10. A liquid chemical delivery system according to claim 1 wherein said at least one point of use comprises at least one semiconductor process tool.

11. A liquid chemical delivery system according to claim 1 and also comprising a valve manifold box including a plurality of valves, each of said valves being connected to a different one of said at least one point of use and wherein said liquid chemical is delivered to said at least one point of use via said valve manifold box.

12. A liquid chemical delivery system according to claim 1 wherein said network comprises at least one master CPU and at least one slave CPU.

13. A liquid chemical delivery system according to claim 12 wherein: said at least one master CPU comprises at least two master CPUs; and one of said at least two master CPUs controls the system at any particular time.

14. A liquid chemical delivery system according to claim 1 and wherein said network communicates with said at least one point of use, said at least one point of use being operative to send a request through said network to said system for delivery of a liquid chemical.

15. A liquid chemical delivery system according to claim 1 wherein each of said pump modules can also be controlled manually.

16. A liquid chemical delivery system according to claim 3 wherein each of said pressure driven delivery modules can also be controlled manually.

17. A liquid chemical delivery system according to claim 6 wherein said tank module can also be controlled manually.

18. A liquid chemical delivery system according to claim 8 wherein said supply manifold can also be controlled manually.
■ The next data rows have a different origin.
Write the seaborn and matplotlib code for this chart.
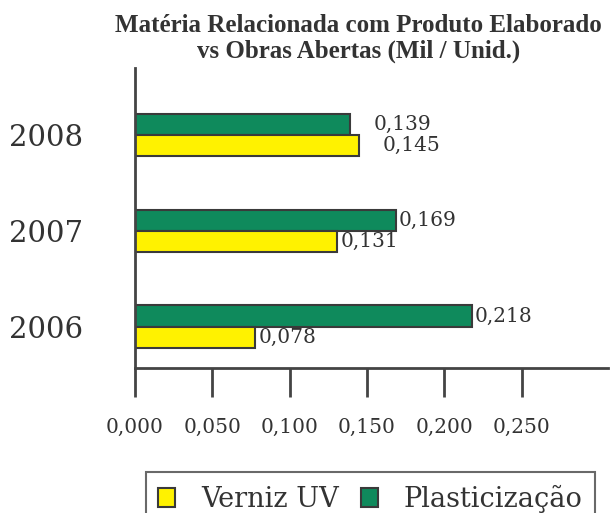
import matplotlib
matplotlib.use("Agg")
import matplotlib.pyplot as plt
import seaborn as sns
import pandas as pd
from matplotlib.patches import Patch

# dados
anos = ["2008", "2007", "2006"]
verniz_uv = [0.145, 0.131, 0.078]
plasticizacao = [0.139, 0.169, 0.218]
rotulos_verniz = ["0,145", "0,131", "0,078"]
rotulos_plast = ["0,139", "0,169", "0,218"]
ticks_x = [0.0, 0.05, 0.10, 0.15, 0.20, 0.25]
ticks_lbl = ["0,000", "0,050", "0,100", "0,150", "0,200", "0,250"]

df = pd.DataFrame({
    "Ano": anos * 2,
    "Valor": plasticizacao + verniz_uv,
    "Serie": ["Plasticização"] * 3 + ["Verniz UV"] * 3,
})

verde = "#0f8a5c"
amarelo = "#fff200"
borda = "#3a3a3a"
texto = "#333333"

sns.set_style("white")
plt.rcParams["font.family"] = ["DejaVu Serif"]

fig = plt.figure(figsize=(6.1, 5.13), dpi=100)
ax = fig.add_axes([0.221, 0.283, 0.776, 0.585])

sns.barplot(data=df, y="Ano", x="Valor", hue="Serie", order=anos,
            hue_order=["Plasticização", "Verniz UV"],
            palette=[verde, amarelo], saturation=1, width=0.44, gap=0,
            edgecolor=borda, linewidth=1.5, orient="h", ax=ax, legend=False)

ax.set_xlim(0, 0.306)
ax.set_ylim(2.43, -0.7)

# rótulos de valor (2008 afastados da barra, como no original)
offsets = [17, 2, 2]
for i, ano in enumerate(anos):
    ax.annotate(rotulos_plast[i], (plasticizacao[i], i - 0.11), xytext=(offsets[i], 0),
                textcoords="offset points", va="center", ha="left",
                fontsize=14.5, color=texto)
    ax.annotate(rotulos_verniz[i], (verniz_uv[i], i + 0.11), xytext=(offsets[i], 0),
                textcoords="offset points", va="center", ha="left",
                fontsize=14.5, color=texto)

ax.set_xticks(ticks_x)
ax.set_xticklabels(ticks_lbl, fontsize=14.5, color=texto)
ax.tick_params(axis="x", direction="out", length=21, width=2, color="#444444",
               pad=15, bottom=True)
ax.tick_params(axis="y", length=0, pad=37, labelsize=21, labelcolor=texto)
ax.set_xlabel("")
ax.set_ylabel("")

for s in ["top", "right"]:
    ax.spines[s].set_visible(False)
for s in ["left", "bottom"]:
    ax.spines[s].set_color("#444444")
    ax.spines[s].set_linewidth(2)

# título em duas linhas
fig.text(0.588, 1 - 32 / 513, "Matéria Relacionada com Produto Elaborado",
         ha="center", va="baseline", fontsize=18, fontweight="bold",
         family="Liberation Serif", color=texto)
fig.text(0.588, 1 - 58 / 513, "vs Obras Abertas (Mil / Unid.)",
         ha="center", va="baseline", fontsize=18, fontweight="bold",
         family="Liberation Serif", color=texto)

handles = [Patch(facecolor=amarelo, edgecolor=borda, linewidth=1.5, label="Verniz UV"),
           Patch(facecolor=verde, edgecolor=borda, linewidth=1.5, label="Plasticização")]
leg = fig.legend(handles=handles, loc="upper center", bbox_to_anchor=(0.607, 0.079),
                 ncol=2, fontsize=19.5, frameon=True, fancybox=False,
                 handlelength=0.65, handleheight=0.7, handletextpad=0.95,
                 columnspacing=0.8, borderpad=0.45, borderaxespad=0)
leg.get_frame().set_edgecolor("#444444")
leg.get_frame().set_linewidth(1.5)
for t in leg.get_texts():
    t.set_color(texto)

fig.savefig("out.png", dpi=100)
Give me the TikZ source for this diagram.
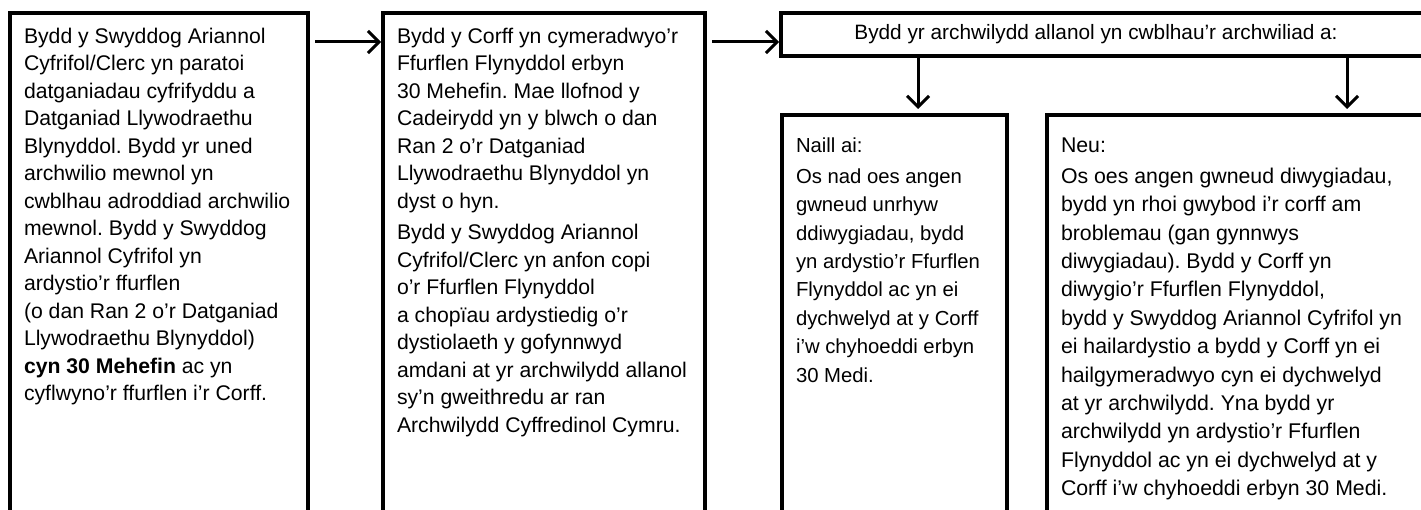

19. A system for controlling liquid chemical delivery systems comprising: a plurality of interconnected network hubs; a link between the programmable logic controller of each of a plurality of points of use and one of said network hubs; a link between the programmable logic controller of each of a plurality of valve manifold boxes and one of said network hubs; a link between at least one master programmable logic controller of each of a plurality of chemical delivery systems and one of said network hubs; at least one human-machine interface; and software for communicating between said points of use, said valve manifold boxes and said chemical delivery systems.

20. A system according to claim 19 wherein said software is run locally on the programmable logic controller of each point of use, valve manifold box and chemical delivery system.
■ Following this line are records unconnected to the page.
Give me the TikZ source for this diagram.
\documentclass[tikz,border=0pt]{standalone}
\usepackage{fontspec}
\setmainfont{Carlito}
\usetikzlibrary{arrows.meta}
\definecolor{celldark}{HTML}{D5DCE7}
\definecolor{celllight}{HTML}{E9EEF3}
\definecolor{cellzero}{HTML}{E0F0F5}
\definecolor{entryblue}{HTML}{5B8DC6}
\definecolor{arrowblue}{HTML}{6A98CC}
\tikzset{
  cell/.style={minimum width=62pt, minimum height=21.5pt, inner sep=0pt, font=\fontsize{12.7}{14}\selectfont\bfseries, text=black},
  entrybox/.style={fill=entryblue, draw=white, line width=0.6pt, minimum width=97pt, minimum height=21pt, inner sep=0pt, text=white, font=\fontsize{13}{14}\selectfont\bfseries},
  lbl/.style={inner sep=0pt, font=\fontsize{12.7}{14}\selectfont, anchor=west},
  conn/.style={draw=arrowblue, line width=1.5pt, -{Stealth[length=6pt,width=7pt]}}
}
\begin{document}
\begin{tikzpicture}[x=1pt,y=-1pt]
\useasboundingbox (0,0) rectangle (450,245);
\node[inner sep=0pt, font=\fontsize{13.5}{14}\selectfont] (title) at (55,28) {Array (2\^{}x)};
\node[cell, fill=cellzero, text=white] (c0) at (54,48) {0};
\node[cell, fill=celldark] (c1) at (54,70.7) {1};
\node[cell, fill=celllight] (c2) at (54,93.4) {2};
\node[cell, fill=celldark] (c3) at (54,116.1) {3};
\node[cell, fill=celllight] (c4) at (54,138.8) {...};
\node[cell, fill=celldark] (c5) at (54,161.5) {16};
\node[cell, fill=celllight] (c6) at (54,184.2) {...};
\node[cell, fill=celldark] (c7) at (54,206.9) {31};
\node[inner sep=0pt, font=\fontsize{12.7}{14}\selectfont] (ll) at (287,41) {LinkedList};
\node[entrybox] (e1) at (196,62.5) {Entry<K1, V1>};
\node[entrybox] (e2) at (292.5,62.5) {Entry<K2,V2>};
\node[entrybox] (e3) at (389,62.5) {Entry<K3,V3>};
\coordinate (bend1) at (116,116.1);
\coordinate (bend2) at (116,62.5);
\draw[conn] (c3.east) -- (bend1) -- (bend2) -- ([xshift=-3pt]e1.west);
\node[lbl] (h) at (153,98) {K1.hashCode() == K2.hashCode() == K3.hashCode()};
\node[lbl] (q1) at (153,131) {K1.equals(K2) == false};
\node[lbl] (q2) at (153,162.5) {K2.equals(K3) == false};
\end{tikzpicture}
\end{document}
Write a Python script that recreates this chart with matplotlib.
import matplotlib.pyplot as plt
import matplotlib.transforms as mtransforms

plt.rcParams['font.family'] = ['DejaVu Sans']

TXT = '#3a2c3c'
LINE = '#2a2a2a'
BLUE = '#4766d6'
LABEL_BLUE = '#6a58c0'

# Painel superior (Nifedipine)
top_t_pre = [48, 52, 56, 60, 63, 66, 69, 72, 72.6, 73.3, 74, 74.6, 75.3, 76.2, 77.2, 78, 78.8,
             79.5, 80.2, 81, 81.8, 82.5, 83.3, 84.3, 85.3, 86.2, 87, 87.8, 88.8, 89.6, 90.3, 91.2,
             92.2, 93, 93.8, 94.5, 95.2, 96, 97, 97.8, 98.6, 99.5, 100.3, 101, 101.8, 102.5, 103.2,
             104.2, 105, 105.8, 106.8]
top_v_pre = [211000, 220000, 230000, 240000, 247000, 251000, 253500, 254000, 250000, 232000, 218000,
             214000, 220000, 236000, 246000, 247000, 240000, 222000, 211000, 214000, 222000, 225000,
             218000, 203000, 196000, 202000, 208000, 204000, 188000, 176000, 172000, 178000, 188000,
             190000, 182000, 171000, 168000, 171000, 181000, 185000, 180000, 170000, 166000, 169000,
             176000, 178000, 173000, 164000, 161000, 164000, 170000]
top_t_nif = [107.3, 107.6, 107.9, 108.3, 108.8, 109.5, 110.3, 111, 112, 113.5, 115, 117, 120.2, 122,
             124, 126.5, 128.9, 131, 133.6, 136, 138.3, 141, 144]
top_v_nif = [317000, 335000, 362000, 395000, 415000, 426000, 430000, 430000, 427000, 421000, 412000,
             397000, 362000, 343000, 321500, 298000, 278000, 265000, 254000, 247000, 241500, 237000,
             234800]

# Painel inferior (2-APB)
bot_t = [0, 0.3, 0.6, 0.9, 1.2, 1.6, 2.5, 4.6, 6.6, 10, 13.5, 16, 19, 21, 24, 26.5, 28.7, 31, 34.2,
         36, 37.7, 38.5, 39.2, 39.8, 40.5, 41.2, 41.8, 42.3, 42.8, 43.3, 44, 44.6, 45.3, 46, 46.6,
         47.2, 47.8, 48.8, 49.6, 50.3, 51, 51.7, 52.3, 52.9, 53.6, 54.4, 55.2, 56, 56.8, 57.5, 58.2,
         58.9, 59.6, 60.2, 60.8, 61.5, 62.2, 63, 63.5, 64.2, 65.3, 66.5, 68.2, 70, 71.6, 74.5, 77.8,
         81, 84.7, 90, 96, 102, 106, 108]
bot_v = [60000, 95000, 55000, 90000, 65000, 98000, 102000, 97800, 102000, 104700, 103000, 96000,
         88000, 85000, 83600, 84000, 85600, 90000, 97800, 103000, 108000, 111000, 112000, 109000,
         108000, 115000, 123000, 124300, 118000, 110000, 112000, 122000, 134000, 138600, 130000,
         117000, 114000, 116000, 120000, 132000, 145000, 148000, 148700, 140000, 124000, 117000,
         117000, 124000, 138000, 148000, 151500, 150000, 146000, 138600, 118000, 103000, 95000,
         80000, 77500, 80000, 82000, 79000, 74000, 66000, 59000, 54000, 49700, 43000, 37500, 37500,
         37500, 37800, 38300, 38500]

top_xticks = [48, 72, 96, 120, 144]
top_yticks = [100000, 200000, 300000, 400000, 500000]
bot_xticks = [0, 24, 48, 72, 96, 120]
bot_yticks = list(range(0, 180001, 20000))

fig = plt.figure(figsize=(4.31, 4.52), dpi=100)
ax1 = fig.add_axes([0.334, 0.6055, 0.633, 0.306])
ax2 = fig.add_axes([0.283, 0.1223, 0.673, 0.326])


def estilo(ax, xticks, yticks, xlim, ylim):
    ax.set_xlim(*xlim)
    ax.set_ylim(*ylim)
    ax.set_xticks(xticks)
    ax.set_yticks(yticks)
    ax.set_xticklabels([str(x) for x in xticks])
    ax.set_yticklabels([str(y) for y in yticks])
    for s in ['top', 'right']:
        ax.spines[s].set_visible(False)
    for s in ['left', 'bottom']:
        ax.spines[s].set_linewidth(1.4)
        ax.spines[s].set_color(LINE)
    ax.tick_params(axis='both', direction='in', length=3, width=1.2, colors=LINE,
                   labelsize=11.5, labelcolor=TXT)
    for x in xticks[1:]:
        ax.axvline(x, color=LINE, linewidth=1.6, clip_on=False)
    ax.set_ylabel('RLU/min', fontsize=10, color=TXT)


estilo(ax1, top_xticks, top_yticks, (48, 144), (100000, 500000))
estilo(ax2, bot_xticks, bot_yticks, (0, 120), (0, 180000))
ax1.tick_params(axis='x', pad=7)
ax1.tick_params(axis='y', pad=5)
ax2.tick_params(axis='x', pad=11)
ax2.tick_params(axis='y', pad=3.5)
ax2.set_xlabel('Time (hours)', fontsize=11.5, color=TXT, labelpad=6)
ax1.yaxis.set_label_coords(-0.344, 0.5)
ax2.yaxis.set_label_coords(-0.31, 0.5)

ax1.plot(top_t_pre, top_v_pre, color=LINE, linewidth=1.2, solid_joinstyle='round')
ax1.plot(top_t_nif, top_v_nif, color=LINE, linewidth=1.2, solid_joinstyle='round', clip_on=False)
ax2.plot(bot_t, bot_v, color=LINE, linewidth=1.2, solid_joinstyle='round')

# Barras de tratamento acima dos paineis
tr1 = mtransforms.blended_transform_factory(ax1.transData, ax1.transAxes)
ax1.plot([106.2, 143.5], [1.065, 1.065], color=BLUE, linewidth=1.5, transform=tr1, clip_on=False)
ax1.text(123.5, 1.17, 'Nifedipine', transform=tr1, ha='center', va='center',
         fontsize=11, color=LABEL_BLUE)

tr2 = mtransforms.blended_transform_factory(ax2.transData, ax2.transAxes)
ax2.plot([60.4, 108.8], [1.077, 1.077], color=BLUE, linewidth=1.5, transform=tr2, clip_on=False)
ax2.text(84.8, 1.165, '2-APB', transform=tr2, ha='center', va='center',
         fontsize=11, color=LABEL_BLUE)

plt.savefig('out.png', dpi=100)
21. A system according to claim 19 wherein said software is programmed via a graphical user interface.

22. A method for liquid chemical delivery comprising: providing a plurality of at least partially redundant pump modules, each pump module including a programmable logic controller, a human-machine interface and a liquid pumping functionality; interconnecting said plurality of pump modules via a computer network; and coordinating the operation of said plurality of at least partially redundant pump modules utilizing said computer network and said programmable logic controllers to deliver a liquid chemical via a supply line to at least one point of use.
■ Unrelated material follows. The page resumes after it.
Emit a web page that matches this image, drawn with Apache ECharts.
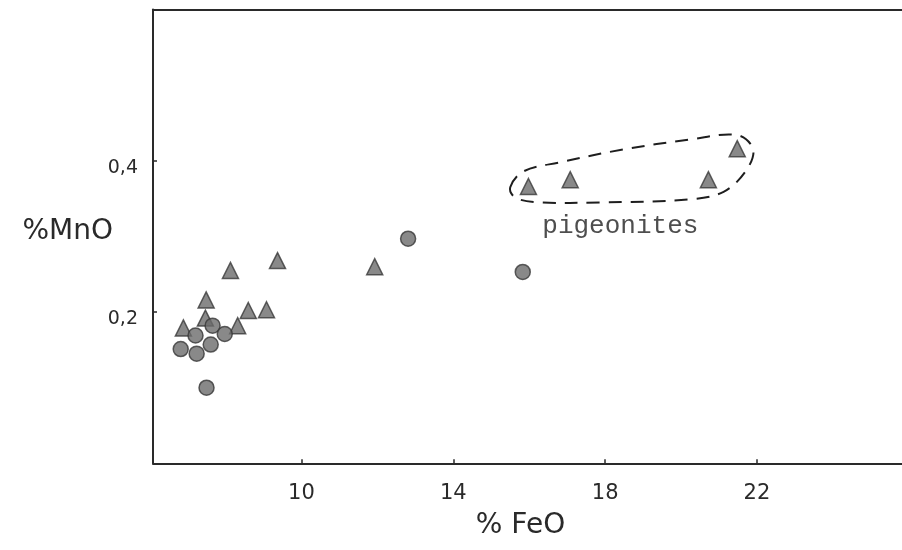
<!DOCTYPE html>
<html>
<head>
<meta charset="utf-8">
<script src="https://cdn.jsdelivr.net/npm/echarts@6/dist/echarts.min.js"></script>
<style>
  html, body { margin: 0; padding: 0; background: #ffffff; }
  #chart { width: 902px; height: 550px; }
</style>
</head>
<body>
<div id="chart"></div>
<script>
// MnO versus FeO contents (wt %) of the analysed pyroxenes

// triangles
const triangleFeO = [6.89, 7.47, 7.49, 8.13, 8.32, 8.60, 9.08, 9.37, 11.93, 15.98, 17.08, 20.72, 21.48];
const triangleMnO = [0.179, 0.192, 0.216, 0.255, 0.182, 0.202, 0.203, 0.268, 0.260, 0.366, 0.375, 0.375, 0.416];

// circles
const circleFeO = [6.82, 7.24, 7.61, 7.21, 7.66, 7.98, 7.50, 12.81, 15.83];
const circleMnO = [0.151, 0.145, 0.157, 0.169, 0.182, 0.171, 0.100, 0.297, 0.253];

// tick labels
const xTicks = [10, 14, 18, 22];
const yTicks = [0.2, 0.4];

// dashed outline around the pigeonite group (FeO, MnO)
const outlineFeO = [15.50, 15.85, 16.82, 18.48, 20.24, 21.48, 21.90, 21.70, 21.12, 20.24, 17.88, 16.30, 15.64];
const outlineMnO = [0.365, 0.386, 0.398, 0.415, 0.428, 0.434, 0.415, 0.386, 0.359, 0.349, 0.345, 0.345, 0.351];

// annotation
const groupLabel = 'pigeonites';
const groupLabelPos = [18.40, 0.314];

const ink = '#2a2a2a';
const markFill = '#6c6c6c';
const markEdge = '#383838';
const xMin = 6.09, xMax = 25.82;

const zip = (xs, ys) => xs.map((x, i) => [x, ys[i]]);

const chart = echarts.init(document.getElementById('chart'), null, { renderer: 'canvas' });

chart.setOption({
  backgroundColor: '#ffffff',
  animation: false,
  grid: { left: 153, right: 0, top: 9.5, bottom: 86.7, show: false, containLabel: false },
  xAxis: [
    {
      type: 'value', min: xMin, max: xMax, position: 'bottom',
      name: '% FeO', nameLocation: 'middle', nameGap: 62,
      nameTextStyle: { fontFamily: 'DejaVu Sans', fontSize: 28, color: ink,
        verticalAlign: 'middle', padding: [0, 14, 0, 0] },
      axisLine: { show: true, lineStyle: { color: ink, width: 2 } },
      axisTick: { show: true, inside: true, length: 4, customValues: xTicks,
        lineStyle: { color: ink, width: 1.5 } },
      axisLabel: { show: true, customValues: xTicks, margin: 20,
        fontFamily: 'DejaVu Sans', fontSize: 21, color: ink },
      splitLine: { show: false }
    },
    {
      // top frame line
      type: 'value', min: xMin, max: xMax, position: 'top',
      axisLine: { show: true, lineStyle: { color: ink, width: 2 } },
      axisTick: { show: false }, axisLabel: { show: false }, splitLine: { show: false }
    }
  ],
  yAxis: {
    type: 'value', min: 0, max: 0.6,
    name: '%MnO', nameLocation: 'middle', nameGap: 40, nameRotate: 0,
    nameMoveOverlap: false,
    nameTextStyle: { fontFamily: 'DejaVu Sans', fontSize: 28, color: ink,
      align: 'right', verticalAlign: 'bottom', lineHeight: 10 },
    axisLine: { show: true, lineStyle: { color: ink, width: 2 } },
    axisTick: { show: true, inside: true, length: 4, customValues: yTicks,
      lineStyle: { color: ink, width: 1.5 } },
    axisLabel: { show: true, customValues: yTicks, margin: 15,
      fontFamily: 'DejaVu Sans', fontSize: 19, color: ink,
      verticalAlign: 'top', lineHeight: 14,
      formatter: v => v.toFixed(1).replace('.', ',') },
    splitLine: { show: false }
  },
  series: [
    {
      type: 'scatter', symbol: 'triangle', symbolSize: 16,
      itemStyle: { color: markFill, borderColor: markEdge, borderWidth: 1.5 },
      data: zip(triangleFeO, triangleMnO)
    },
    {
      type: 'scatter', symbol: 'circle', symbolSize: 15,
      itemStyle: { color: markFill, borderColor: markEdge, borderWidth: 1.5 },
      data: zip(circleFeO, circleMnO)
    },
    {
      type: 'custom', silent: true,
      renderItem: function (params, api) {
        if (params.dataIndex !== 0) return null;
        const pts = outlineFeO.map((x, i) => api.coord([x, outlineMnO[i]]));
        return {
          type: 'polygon',
          shape: { points: pts, smooth: 0.35 },
          style: { fill: 'none', stroke: '#1e1e1e', lineWidth: 2, lineDash: [13, 9] }
        };
      },
      data: [[outlineFeO[0], outlineMnO[0]]]
    },
    {
      type: 'scatter', symbolSize: 0, silent: true,
      label: { show: true, position: 'inside', formatter: groupLabel,
        fontFamily: 'Liberation Mono', fontSize: 26, color: '#222222' },
      data: [groupLabelPos]
    }
  ]
});
</script>
</body>
</html>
23. A method for liquid chemical delivery according to claim 22 and also comprising filtering said liquid chemical.

24. A method for liquid chemical delivery according to claim 22 and wherein said coordinating also comprises supplying said liquid chemical via said supply line to said at least one point of use at a generally constant flow rate.

25. A method for liquid chemical delivery according to claim 22 wherein each of said plurality of at least partially redundant pump modules independently has the capacity to deliver said liquid chemical.

26. A method for liquid chemical delivery according to claim 22 and also comprising supplying said liquid chemical to said system from each of a plurality of containers.

27. A method for liquid chemical delivery according to claim 26 wherein each of said plurality of at least partially redundant pump modules independently has the capacity to pump said liquid chemical from said containers.

28. A method for liquid chemical delivery according to claim 22 wherein said at least one point of use comprises at least one semiconductor process tool.

29. A method for liquid chemical delivery according to claim 22 and also comprising sending a request through said network for delivery of said liquid chemical to said at least one point of use.